Is it time for the return of favorable loans? Analysts had predicted a decline in interest rates in 2024. However, there hasn’t been a significant drop in the cost of borrowing so far, and central banks have hesitated to lower their rates, which could indicate potential reductions in loan rates by banks.
Citizens, who often rely on loans for everyday expenses, are eagerly awaiting developments: Will interest rates decrease? Similar concerns are echoed by businesses, with comments on economic loans coming from Jorgovanka Tabaković, the governor of the National Bank of Serbia. She emphasized that it’s time to acknowledge that the era of cheap loans for businesses, stemming from a period when European interest rates were zero or even negative, won’t return.
“It’s time to be clear and vocal about it. In the past, funds flowing from the European market, where interest rates were zero or negative, led to business loans at around 2.9 percent. But that era won’t return. We need to adjust to a new cost of borrowing,” she emphasized.
This shift implies more expensive loans, impacting the general populace.
Currently, citizens predominantly seek cash loans and refinancing options. This trend still surpasses the demand for housing loans.

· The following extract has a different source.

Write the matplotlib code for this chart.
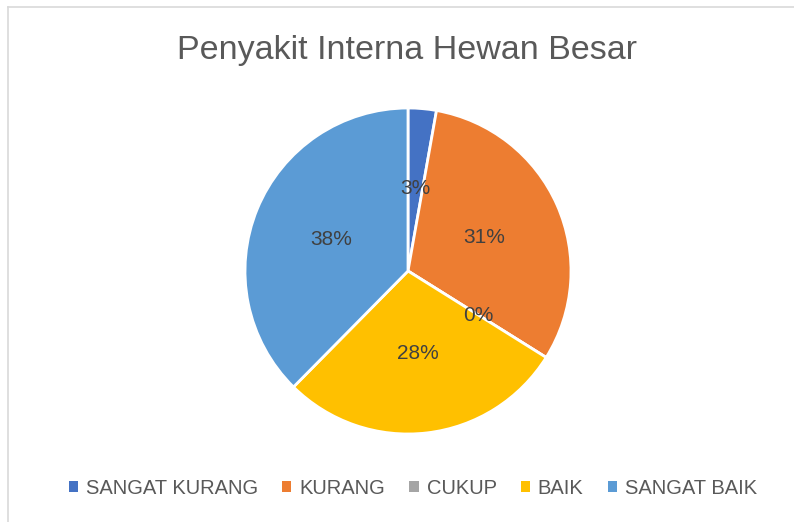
import matplotlib
matplotlib.use("Agg")
import matplotlib.pyplot as plt
from matplotlib.patches import Patch
from matplotlib.lines import Line2D
import numpy as np

categories = ["SANGAT KURANG", "KURANG", "CUKUP", "BAIK", "SANGAT BAIK"]
values = [2.8, 31.1, 0.0, 28.5, 37.6]
labels_pct = ["3%", "31%", "0%", "28%", "38%"]
colors = ["#4472C4", "#ED7D31", "#A5A5A5", "#FFC000", "#5B9BD5"]
title = "Penyakit Interna Hewan Besar"

plt.rcParams['font.family'] = ['Liberation Sans', 'DejaVu Sans']

W, H = 794, 522
fig = plt.figure(figsize=(W / 100, H / 100), dpi=100)

# chart border (cut off at right and bottom)
fig.add_artist(Line2D([8 / W, 1], [1 - 7 / H, 1 - 7 / H], color="#d9d9d9", lw=1.2))
fig.add_artist(Line2D([8 / W, 8 / W], [1 - 7 / H, 0], color="#d9d9d9", lw=1.2))

cx, cy, r = 408, 271, 163
ax = fig.add_axes([(cx - r) / W, (H - cy - r) / H, 2 * r / W, 2 * r / H])
wedges, _ = ax.pie(values, colors=colors, startangle=90, counterclock=False,
                   wedgeprops=dict(edgecolor="white", linewidth=2))
ax.set_xlim(-1, 1)
ax.set_ylim(-1, 1)
ax.set_aspect("equal")
ax.axis("off")

cum = np.cumsum([0] + values)
tot = sum(values)
for i, lab in enumerate(labels_pct):
    mid = (cum[i] + cum[i + 1]) / 2 / tot * 360
    ang = np.deg2rad(90 - mid)
    d = 0.51
    ax.text(d * np.cos(ang), d * np.sin(ang), lab, ha="center", va="center",
            fontsize=15, color="#404040")

fig.text(407 / W, 1 - 51 / H, title, ha="center", va="center", fontsize=24.5, color="#595959")

handles = [Patch(facecolor=c, edgecolor="none") for c in colors]
fig.legend(handles, categories, loc="center", bbox_to_anchor=(413 / W, 1 - 488 / H), ncol=5,
           frameon=False, fontsize=14.5, handlelength=0.45, handleheight=0.45,
           handletextpad=0.4, columnspacing=1.2, labelcolor="#595959")

fig.savefig("out.png", dpi=100, facecolor="white")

Despite a gradual increase in housing loan applications, a peculiar contradiction remains: citizens frequently purchase everyday necessities on credit, while property transactions are predominantly cash-based. Expectations for a significant drop in interest rates are muted.

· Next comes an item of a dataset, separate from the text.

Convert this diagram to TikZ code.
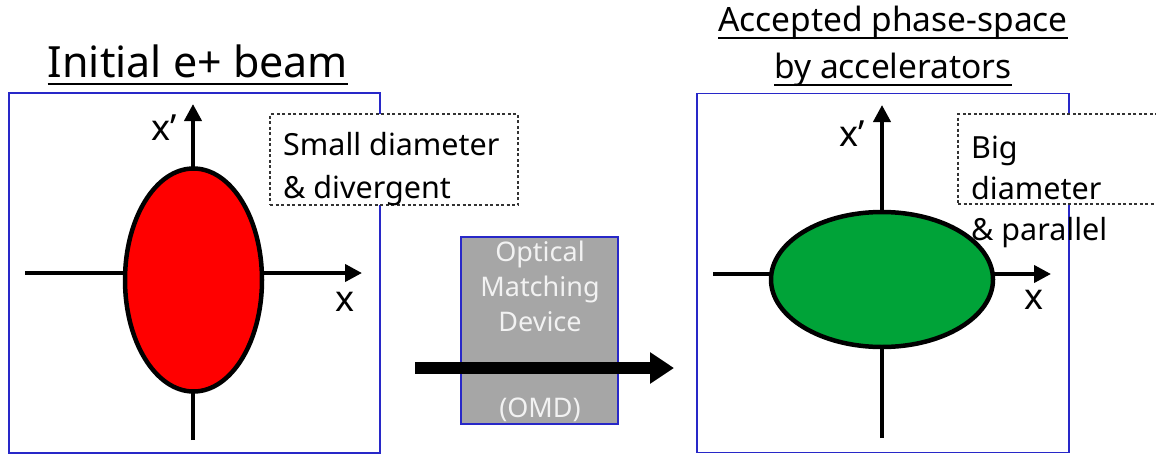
\documentclass[tikz,border=0pt]{standalone}
\usepackage{fontspec}
\setmainfont{Noto Sans}
\usetikzlibrary{arrows.meta,shapes.geometric}
\definecolor{boxblue}{RGB}{40,40,200}
\definecolor{beamred}{RGB}{255,0,0}
\definecolor{beamgreen}{RGB}{0,163,56}
\definecolor{omdgray}{RGB}{166,166,166}
\definecolor{omdtext}{RGB}{242,242,242}
\tikzset{
  panel/.style={draw=boxblue, line width=1.5pt, fill=white, inner sep=0pt},
  note/.style={draw=black!80, line width=1.3pt, dash pattern=on 3pt off 2.5pt, fill=white, inner sep=0pt},
  axis/.style={line width=4pt, -{Triangle[length=17pt,width=17pt]}},
  beam/.style={ellipse, draw=black, line width=4.5pt, inner sep=0pt},
  title/.style={font=\fontsize{43}{50}\selectfont, inner sep=0pt, anchor=base},
  subtitle/.style={font=\fontsize{33.5}{40}\selectfont, inner sep=0pt, anchor=base},
  notetext/.style={font=\fontsize{30.5}{36}\selectfont, inner sep=0pt, anchor=base west},
  axlabel/.style={font=\fontsize{36}{40}\selectfont, inner sep=0pt},
  omdbox/.style={draw=boxblue, line width=1.5pt, fill=omdgray, inner sep=0pt},
  omdlabel/.style={font=\fontsize{27}{31}\selectfont, text=omdtext, inner sep=0pt},
  bigarrow/.style={line width=11.5pt, -{Triangle[length=24pt,width=30pt]}},
  uline/.style={line width=2pt}
}
\begin{document}
\begin{tikzpicture}[x=1pt,y=-1pt]
\useasboundingbox (0,0) rectangle (1156,455);

% ---------- left panel ----------
\node[panel, minimum width=371pt, minimum height=360pt] (lpanel) at (194.5,273) {};
\node[note, minimum width=248pt, minimum height=91pt] (lnote) at (394,159.5) {};
\node[notetext] (ln1) at (283,155) {Small diameter};
\node[notetext] (ln2) at (283,198) {\& divergent};

\coordinate (lxa) at (25,273);
\coordinate (lxb) at (362,273);
\coordinate (lya) at (193,440);
\coordinate (lyb) at (193,104);
\draw[axis] (lxa) -- (lxb);
\draw[axis] (lya) -- (lyb);
\node[beam, fill=beamred, minimum width=137pt, minimum height=223pt] (e1) at (193.5,280) {};
\node[axlabel] (lxp) at (164,128) {x’};
\node[axlabel] (lx) at (345,302) {x};

\node[title] (t1) at (198,77) {Initial e+ beam};
\draw[uline] ([yshift=-7pt]t1.base west) -- ([yshift=-7pt]t1.base east);

% ---------- OMD ----------
\node[omdbox, minimum width=157pt, minimum height=187pt] (omd) at (539.5,330.5) {};
\node[omdlabel] (o1) at (540,254) {Optical};
\node[omdlabel] (o2) at (540,289) {Matching};
\node[omdlabel] (o3) at (540,322) {Device};
\node[omdlabel] (o4) at (540,410) {(OMD)};
\coordinate (aa) at (415,368);
\coordinate (ab) at (674,368);
\draw[bigarrow] (aa) -- (ab);

% ---------- right panel ----------
\node[panel, minimum width=372pt, minimum height=359pt] (rpanel) at (883,273) {};
\node[note, minimum width=220pt, minimum height=90pt] (rnote) at (1068,159) {};

\coordinate (rxa) at (713,274);
\coordinate (rxb) at (1051,274);
\coordinate (rya) at (882,438);
\coordinate (ryb) at (882,105);
\draw[axis] (rxa) -- (rxb);
\draw[axis] (rya) -- (ryb);
\node[beam, fill=beamgreen, minimum width=222pt, minimum height=135pt] (e2) at (882,279.5) {};
\node[axlabel] (rxp) at (852,134) {x’};
\node[axlabel] (rx) at (1034,300) {x};

\node[notetext] (rn1) at (971,158) {Big};
\node[notetext] (rn2) at (971,199) {diameter};
\node[notetext] (rn3) at (971,240) {\& parallel};

\node[subtitle] (t2) at (893,31) {Accepted phase-space};
\draw[uline] ([yshift=-7pt]t2.base west) -- ([yshift=-7pt]t2.base east);
\node[subtitle] (t3) at (893,78) {by accelerators};
\draw[uline] ([yshift=-7pt]t3.base west) -- ([yshift=-7pt]t3.base east);
\end{tikzpicture}
\end{document}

Interest rates persist at relatively high levels. On average, cash loans come with interest rates exceeding 12 percent. Rates around nine or ten percent are a rare find in the lending market.
“We’d all welcome lower rates. Affordable credit boosts purchasing power… Unfortunately, we’re not there yet. Serbia’s projections suggest that the National Bank might track inflation for another couple of months to ensure stability before considering gradual adjustments,” noted financial advisor Vladimir Vasić.
However, the anticipated adjustments won’t likely return rates to pre-inflation crisis levels.
“The cost of borrowing must align with reality. Unrealistic rates shape consumer behavior differently,” Vasić emphasized.
Regarding loans tied to the euro, particularly housing loans, there’s speculation that the European Central Bank could soon lower interest rates. Such a move could potentially reduce the Euribor and subsequently ease monthly loan installments for borrowers in Serbia.